Asimismo, de los documentos analizados, surge la imagen complementaria de una población que, a instancias de una Superintendencia, comenzó a articular su accionar de manera conjunta y a perfilarse como una “república arreglada”. Los pobladores, en el marco de un espacio originado como plaza militar, recurrieron de manera asidua a la representación colectiva y al ejercicio del derecho de petición puesto que fue una de las estrategias que tuvieron a disposición en su relación con la autoridad en los centros de decisión política. En efecto, al abrigo de la plaza militar y por fuera de los estatutos tradicionales de las repúblicas urbanas, se fue configurando una comunidad política en estrecha vinculación con la antigua noción de “república” como resultado de una aspiración compartida por los pobladores, que se encontraba sustentada en una matriz cultural en la que tanto el imaginario como las prácticas políticas eran las propias de la tradición jurisdiccional.
La documentación consultada, correspondiente al periodo 1781-1799, nos permitió comprobar que existieron instancias específicas a lo largo de las cuales la población local mostró una activa participación política. Los ejemplos analizados nos permiten indicar que, por vía de las representaciones colectivas, los miembros de la comunidad participaron en el gobierno de la justicia en pos de desplegar un ejercicio jurisdiccional localizado. Ello da cuenta del modo en que los pobladores en el contexto de carencia material rápidamente buscaron constituirse en una comunidad en términos políticos incorporando elementos con los que se identificaban, sobre todo, con el gobierno de justicia. Por otro lado, buscaron la mediación de apoderados que reunieron atributos y condiciones de representación –respondiendo a criterios y expectativas propias- para que intervinieran en nombre y en defensa de los intereses comunes de una comunidad, que se invocaba en términos de un cuerpo político.
De este modo, se ha podido advertir cómo dicha población supo desplegar instrumentos y estrategias como vías de acceso al poder o a la autoridad, en representación de beneficios mutuos de una comunidad integrante de la monarquía hispánica.

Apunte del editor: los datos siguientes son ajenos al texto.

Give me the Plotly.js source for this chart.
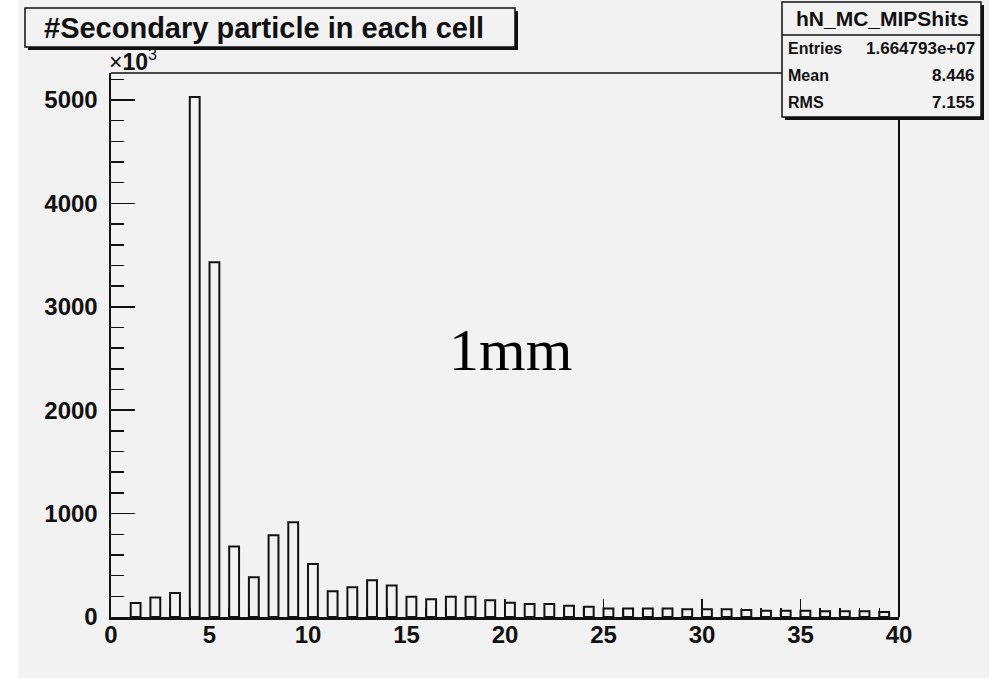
<!DOCTYPE html>
<html>
<head>
<meta charset="utf-8">
<script src="https://cdn.plot.ly/plotly-3.0.1.min.js"></script>
<style>html,body{margin:0;padding:0;background:#fff;}#chart{width:993px;height:682px;}</style>
</head>
<body>
<div id="chart"></div>
<script>
// Bin lower edges (number of secondary particles per cell)
var binEdges = [1,2,3,4,5,6,7,8,9,10,11,12,13,14,15,16,17,18,19,20,21,22,23,24,25,26,27,28,29,30,31,32,33,34,35,36,37,38,39];
// Counts in units of 10^3
var counts = [135,188,232,5030,3430,681,385,790,916,513,248,288,356,304,197,171,197,197,161,139,126,126,110,100,81,81,81,81,74,74,74,68,61,61,61,55,55,55,48];
var xTickVals = [0,5,10,15,20,25,30,35,40];
var yTickVals = [0,1000,2000,3000,4000,5000];
var titleText = "#Secondary particle in each cell";
var statsName = "hN_MC_MIPShits";
var statsLabels = ["Entries","Mean","RMS"];
var statsValues = ["1.664793e+07","8.446","7.155"];
var noteText = "1mm";

var L = 111, R = 899, T = 73, B = 617, W = 993, H = 682;
function px(x){return (x - L)/(R - L);}
function py(y){return (B - y)/(B - T);}
var BG = '#f2f2f2';
var FONT = 'Liberation Sans, Arial, sans-serif';

var trace = {
  type: 'bar',
  x: binEdges,
  y: counts,
  width: 0.5,
  offset: 0,
  marker: {color: 'rgba(0,0,0,0)', line: {color: '#111', width: 2}},
  hoverinfo: 'x+y'
};

var shapes = [
  // gray canvas
  {type:'rect', xref:'paper', yref:'paper', x0:px(18), x1:px(989), y0:py(678), y1:py(0), fillcolor:BG, line:{width:0}, layer:'below'},
  // frame top & right
  {type:'line', xref:'paper', yref:'paper', x0:0, x1:1, y0:1, y1:1, line:{color:'#111', width:1.5}},
  {type:'line', xref:'paper', yref:'paper', x0:1, x1:1, y0:0, y1:1, line:{color:'#111', width:2}},
  // title box shadow + box
  {type:'rect', xref:'paper', yref:'paper', x0:px(28), x1:px(518), y0:py(50), y1:py(11), fillcolor:'#111', line:{width:0}},
  {type:'rect', xref:'paper', yref:'paper', x0:px(25), x1:px(515), y0:py(47), y1:py(8), fillcolor:BG, line:{color:'#111', width:1.5}},
  // stats box shadow + box
  {type:'rect', xref:'paper', yref:'paper', x0:px(785), x1:px(984), y0:py(120), y1:py(5), fillcolor:'#111', line:{width:0}},
  {type:'rect', xref:'paper', yref:'paper', x0:px(782), x1:px(981), y0:py(117), y1:py(2), fillcolor:BG, line:{color:'#111', width:1.5}},
  {type:'line', xref:'paper', yref:'paper', x0:px(782), x1:px(981), y0:py(35), y1:py(35), line:{color:'#111', width:1.5}}
];

var annotations = [
  {xref:'paper', yref:'paper', x:px(42), y:py(28), xanchor:'left', yanchor:'middle', showarrow:false,
   text:titleText, font:{family:FONT, size:29, color:'#111', weight:700}},
  {xref:'paper', yref:'paper', x:px(882), y:py(19), xanchor:'center', yanchor:'middle', showarrow:false,
   text:statsName, font:{family:FONT, size:21, color:'#111', weight:700}},
  {xref:'paper', yref:'paper', x:px(107), y:py(60), xanchor:'left', yanchor:'middle', showarrow:false,
   text:'×<b>10</b><sup>3</sup>', font:{family:FONT, size:23, color:'#111'}},
  {xref:'paper', yref:'paper', x:px(510), y:py(350), xanchor:'center', yanchor:'middle', showarrow:false,
   text:noteText, font:{family:'Liberation Serif, Times New Roman, serif', size:60, color:'#000'}}
];
var rowY = [48, 76, 102];
for (var i = 0; i < statsLabels.length; i++) {
  annotations.push({xref:'paper', yref:'paper', x:px(786), y:py(rowY[i]), xanchor:'left', yanchor:'middle', showarrow:false,
    text:statsLabels[i], font:{family:FONT, size:16, color:'#111', weight:700}});
  annotations.push({xref:'paper', yref:'paper', x:px(977), y:py(rowY[i]), xanchor:'right', yanchor:'middle', showarrow:false,
    text:statsValues[i], font:{family:FONT, size:17, color:'#111', weight:700}});
}

var layout = {
  width: W, height: H,
  margin: {l: L, r: W - R, t: T, b: H - B, pad: 0},
  paper_bgcolor: '#ffffff',
  plot_bgcolor: BG,
  showlegend: false,
  bargap: 0,
  xaxis: {
    range: [0, 40], showgrid: false, zeroline: false,
    showline: true, linecolor: '#111', linewidth: 2.5,
    tickmode: 'array', tickvals: xTickVals, ticktext: xTickVals.map(String),
    ticks: 'inside', ticklen: 18, tickwidth: 1.5, tickcolor: '#111',
    minor: {dtick: 1, ticks: 'inside', ticklen: 9, tickwidth: 1.5, tickcolor: '#111', showgrid: false},
    tickfont: {family: FONT, size: 24, color: '#111', weight: 700},
    ticklabelstandoff: -5
  },
  yaxis: {
    range: [0, 5261], showgrid: false, zeroline: false,
    showline: true, linecolor: '#111', linewidth: 2.5,
    tickmode: 'array', tickvals: yTickVals, ticktext: yTickVals.map(String),
    ticks: 'inside', ticklen: 24, tickwidth: 1.5, tickcolor: '#111',
    minor: {dtick: 200, ticks: 'inside', ticklen: 13, tickwidth: 1.5, tickcolor: '#111', showgrid: false},
    tickfont: {family: FONT, size: 24, color: '#111', weight: 700},
    ticklabelstandoff: 6
  },
  shapes: shapes,
  annotations: annotations
};

Plotly.newPlot('chart', [trace], layout, {displayModeBar: false, staticPlot: true});
</script>
</body>
</html>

Con relación a ello, interesa destacar que, la disposición a expresar sus reclamos ante instancias superiores con el propósito de hacer valer los derechos colectivos en términos de una república, se sustentó en una relación de los colonos con las autoridades basado en el pacto vasallático y en la justicia como buen gobierno.
Atendiendo al particular origen de Carmen de Patagones, en tanto se estructuró como “plaza militar” (1779) y como sede de “comandancia política militar” (1785), cobra relevancia su población, por cuanto ésta nació al abrigo de aquella, configurándose por fuera del espacio político propio del antiguo régimen, esto es, del estatuto jurídico de villas y ciudades dotadas de ayuntamiento.
Con el modelo de colonización de los borbones se desplegó una política de reformas políticas, administrativas y territoriales, y de renovada militarización que otorgaba prioridad a la creación de establecimientos y plazas militares. Bajo dicha lógica de gobierno, empero, las poblaciones nacidas de aquella prontamente se desenvolvieron como comunidades políticas asumiendo aspectos tradicionales de la cultura jurisdiccional. Tal como pudo observarse en el caso analizado, fue por vía de las peticiones, el acceso a la justicia a través de la representación de los alcaldes de pago, y por mediación de apoderados (a través de pobladores connotados y un agente letrado). Así es que, en el marco del pacto vasallático, y en conformidad a los derechos derivadas de él, los pobladores se reconocían a sí mismos como vecinos. Reafirmaron su vecindad en función de los modos en que se comportaron ante problemas considerados del común, asentados en el sustrato jurisdiccional tradicional y en los marcos de referencia que le eran propios.
A la luz de los avances historiográficos que revalorizan los espacios, poderes y actores locales, consideramos, sin lugar a duda, que las indagaciones y análisis que contemplan la configuración política de cuerpos territoriales más allá de las repúblicas municipales iluminan en torno a una comprensión más certera sobre la complejidad del orden de la monarquía hispana en los dominios americanos. Del mismo modo, nos permiten acercar al conocimiento de su integración en los procesos generales de alcance imperial, como así también, al modo en que dichos espacios y actores se insertan en el horizonte de transición hacia las transformaciones que se abren en la década revolucionaria.